Entry-level work was never about efficiency.
It was about formation.
Junior roles existed to teach judgment, context, ethics, client awareness, and institutional memory. They were slow on purpose. They were repetitive on purpose. They were how people learned what good looked like.
By removing the work without replacing the learning, companies are creating professionals who skip apprenticeship and are expected to perform as masters.
History is unkind to systems that do that.
Nowhere is this clearer than in professions like law, accounting, consulting, and finance.
AI can draft documents, summarise cases, and analyse data faster than any junior employee ever could. But here is the paradox:
If you stop training juniors today, the firm stops existing tomorrow.
Many elite professional firms already have average partner ages in the mid-fifties. Without sustained junior intake, there is no succession. No cultural continuity. No institutional memory.
The very firms that pride themselves on longevity are quietly making decisions that guarantee their own extinction.
This is not technological disruption.
It is strategic amnesia.
There is another, more subtle danger: cognitive erosion.
AI tools are powerful, but they invite humans to disengage. When machines read first drafts, summarise arguments, and propose conclusions, people stop wrestling with material at the depth that builds intuition.
That wrestling—slow, frustrating, repetitive—is how expertise is forged.
If junior professionals are shielded from complexity too early, they may appear productive while becoming intellectually brittle. They know how to prompt, but not how to reason when the system fails.
And systems do fail.
A workforce trained on shortcuts cannot handle edge cases, crises, or ethical ambiguity. In the long run, AI without human depth does not create excellence. It creates fragility.
As companies realise they cannot simply eliminate early-career roles, a disturbing idea is resurfacing: paid-for entry.
Modernised apprenticeships.
Training-for-fee arrangements.
Implicit long-term binding contracts.
History offers a warning here.
Apprenticeships built skill and social mobility—but they also enabled exploitation. A return to this model without strong safeguards risks creating a two-tier workforce: those who can afford entry and those permanently locked out.
If access to careers becomes something you buy rather than earn, meritocracy quietly dies.
University is still valuable—but it is no longer sufficient.
Degrees signal capability, but they do not replace judgment. Education systems have not adapted fast enough to teach:
Critical thinking under uncertainty
Human–machine collaboration
Ethical reasoning in automated environments
How to learn continuously rather than complete syllabi
Graduates are not unemployable because they are lazy or entitled.
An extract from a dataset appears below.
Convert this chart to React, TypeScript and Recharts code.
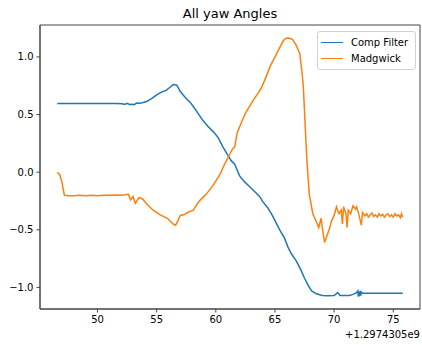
import React from "react";
import { LineChart, Line, XAxis, YAxis, Legend, ReferenceArea } from "recharts";

// time axis is shown as offset from 1.2974305e9 (matplotlib style)
const compT = [
  46.6, 47.5, 48.5, 49.5, 50.5, 51.5, 52.1, 52.3, 52.5, 52.7, 52.9, 53.1, 53.3, 53.5, 53.8,
  54.2, 54.6, 55.0, 55.4, 55.8, 56.1, 56.4, 56.7, 57.0, 57.4, 57.8, 58.1, 58.5, 58.9, 59.3,
  59.8, 60.2, 60.6, 61.0, 61.3, 61.6, 62.0, 62.4, 62.8, 63.3, 63.7, 64.0, 64.4, 64.8, 65.1,
  65.4, 65.8, 66.1, 66.4, 66.8, 67.2, 67.5, 67.8, 68.1, 68.5, 69.0, 69.5, 70.0, 70.3, 70.5,
  71.0, 71.3, 71.6, 71.9, 72.0, 72.05, 72.1, 72.15, 72.2, 72.25, 72.3, 72.4, 73.0, 74.0, 75.0,
  75.8,
];
const compYaw = [
  0.595, 0.595, 0.595, 0.595, 0.595, 0.595, 0.593, 0.587, 0.598, 0.588, 0.59, 0.586, 0.6, 0.598, 0.602,
  0.615, 0.64, 0.67, 0.695, 0.71, 0.735, 0.76, 0.755, 0.7, 0.65, 0.61, 0.57, 0.51, 0.45, 0.4,
  0.35, 0.3, 0.22, 0.15, 0.1, 0.07, -0.03, -0.08, -0.12, -0.17, -0.21, -0.26, -0.31, -0.38, -0.44,
  -0.5, -0.57, -0.65, -0.71, -0.77, -0.85, -0.92, -0.98, -1.03, -1.055, -1.07, -1.072, -1.07, -1.045, -1.07,
  -1.07, -1.07, -1.06, -1.045, -1.03, -1.08, -1.035, -1.075, -1.03, -1.07, -1.04, -1.05, -1.05, -1.05, -1.05,
  -1.05,
];

const madT = [
  46.6, 46.8, 47.0, 47.2, 47.5, 48.0, 48.5, 49.0, 49.5, 50.0, 50.5, 51.0, 51.5, 52.0, 52.4,
  52.6, 52.8, 53.0, 53.2, 53.5, 53.8, 54.2, 54.7, 55.3, 55.9, 56.4, 56.6, 56.8, 57.0, 57.3,
  57.6, 58.1, 58.4, 58.7, 59.2, 59.8, 60.1, 60.4, 60.7, 60.9, 61.2, 61.4, 61.6, 61.8, 62.2,
  62.5, 62.9, 63.2, 63.6, 63.9, 64.3, 64.6, 65.1, 65.4, 65.7, 65.9, 66.1, 66.3, 66.5, 66.8,
  67.1, 67.3, 67.4, 67.6, 67.7, 67.9, 68.2, 68.5, 68.7, 68.9, 69.1, 69.2, 69.3, 69.6, 69.8,
  70.0, 70.2, 70.4, 70.6, 70.7, 70.8, 71.0, 71.1, 71.2, 71.4, 71.6, 71.8, 71.9, 72.1, 72.3,
  72.4, 72.6, 72.75, 72.9, 73.05, 73.2, 73.35, 73.5, 73.65, 73.8, 73.95, 74.1, 74.25, 74.4, 74.55,
  74.7, 74.85, 75.0, 75.15, 75.3, 75.45, 75.6, 75.7, 75.8,
];
const madYaw = [
  0.0, -0.02, -0.09, -0.2, -0.205, -0.205, -0.2, -0.205, -0.2, -0.205, -0.2, -0.2, -0.198, -0.2, -0.195,
  -0.19, -0.24, -0.21, -0.27, -0.22, -0.23, -0.28, -0.33, -0.37, -0.4, -0.45, -0.46, -0.42, -0.375, -0.37,
  -0.35, -0.33, -0.28, -0.24, -0.19, -0.11, -0.06, -0.01, 0.06, 0.1, 0.16, 0.2, 0.22, 0.34, 0.44,
  0.51, 0.58, 0.63, 0.69, 0.74, 0.84, 0.92, 1.02, 1.08, 1.14, 1.16, 1.165, 1.16, 1.15, 1.1,
  1.03, 0.85, 0.74, 0.31, 0.1, -0.19, -0.36, -0.43, -0.48, -0.4, -0.55, -0.61, -0.58, -0.49, -0.42,
  -0.375, -0.3, -0.36, -0.33, -0.45, -0.3, -0.36, -0.48, -0.33, -0.36, -0.29, -0.32, -0.3, -0.37, -0.46,
  -0.35, -0.38, -0.36, -0.39, -0.37, -0.355, -0.385, -0.37, -0.39, -0.36, -0.38, -0.365, -0.39, -0.37, -0.36,
  -0.385, -0.37, -0.39, -0.36, -0.38, -0.37, -0.395, -0.36, -0.39,
];

const xTicks = [50, 55, 60, 65, 70, 75];
const yTicks = [-1.0, -0.5, 0.0, 0.5, 1.0];
const X_DOMAIN: [number, number] = [45.14, 77.26];
const Y_DOMAIN: [number, number] = [-1.187, 1.277];

const compData = compT.map((x, i) => ({ x, y: compYaw[i] }));
const madData = madT.map((x, i) => ({ x, y: madYaw[i] }));

const FONT = "'DejaVu Sans', sans-serif";
const tickStyle = { fontSize: 10, fill: "#000", fontFamily: FONT };
const fmtY = (v: number) => (v < 0 ? "\u2212" + Math.abs(v).toFixed(1) : v.toFixed(1));

const LegendBox = ({ payload }: any) => (
  <div style={{
    border: "1px solid #d0d0d0", borderRadius: 3, background: "rgba(255,255,255,0.8)",
    padding: "2px 0 3px 0", width: 97, fontFamily: FONT, fontSize: 10, color: "#000",
  }}>
    {(payload || []).map((p: any) => (
      <div key={p.value} style={{ display: "flex", alignItems: "center", height: 16 }}>
        <span style={{ display: "inline-block", width: 22, height: 0, borderTop: `1.5px solid ${p.color}`, marginLeft: 3, marginRight: 8 }} />
        <span>{p.value}</span>
      </div>
    ))}
  </div>
);

export default function App() {
  return (
    <div style={{ position: "absolute", left: 0, top: 0, width: 422, height: 345, background: "#fff" }}>
      <div style={{ position: "absolute", left: 40, top: 6, width: 380, textAlign: "center", fontFamily: FONT, fontSize: 13, lineHeight: "16px" }}>
        All yaw Angles
      </div>
      <LineChart width={422} height={345} margin={{ top: 25, right: 2, bottom: 10, left: 0 }}>
        <XAxis type="number" dataKey="x" domain={X_DOMAIN} ticks={xTicks} allowDataOverflow
          height={26} tickSize={3.5} tickMargin={3} tick={tickStyle}
          axisLine={{ stroke: "#444" }} tickLine={{ stroke: "#444" }} />
        <YAxis type="number" domain={Y_DOMAIN} ticks={yTicks} allowDataOverflow width={40}
          tickSize={3.5} tickMargin={3} tick={tickStyle} tickFormatter={fmtY}
          axisLine={{ stroke: "#444" }} tickLine={{ stroke: "#444" }} />
        <ReferenceArea x1={X_DOMAIN[0]} x2={X_DOMAIN[1]} y1={Y_DOMAIN[0]} y2={Y_DOMAIN[1]}
          fill="none" stroke="#444" strokeWidth={1} />
        <Legend content={<LegendBox />} layout="vertical" verticalAlign="middle" align="center"
          wrapperStyle={{ top: 31, left: 317, width: 99 }} />
        <Line data={compData} dataKey="y" name="Comp Filter" type="linear" stroke="#1f77b4"
          strokeWidth={1.5} dot={false} isAnimationActive={false} />
        <Line data={madData} dataKey="y" name="Madgwick" type="linear" stroke="#ff7f0e"
          strokeWidth={1.5} dot={false} isAnimationActive={false} />
      </LineChart>
      <div style={{ position: "absolute", right: 2, top: 329, fontFamily: FONT, fontSize: 10, lineHeight: "12px" }}>
        +1.2974305e9
      </div>
    </div>
  );
}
They are unemployable because the system removed the bridge between education and expertise.
This crisis cannot be solved by optimism, bootcamps, or telling young people to “learn to code.”
It requires companies to accept a hard truth:
Training is not a cost.
It is the price of survival.
Organisations must:
Preserve junior hiring even when ROI is delayed
Redesign entry-level roles around learning, not output
Use AI to accelerate development, not erase it
Reward leaders who build pipelines, not just cut costs
If they do not, the outcome is certain.
Not tomorrow.
Not next quarter.
But inevitably.
A world with advanced technology and no experts left who truly understand it.
Every generation inherits a ladder built by the previous one.
Right now, we are watching companies pull that ladder up behind them—confident they can float.
They cannot.
Without the first rung, there is no climb.
And without climbers, there is no future.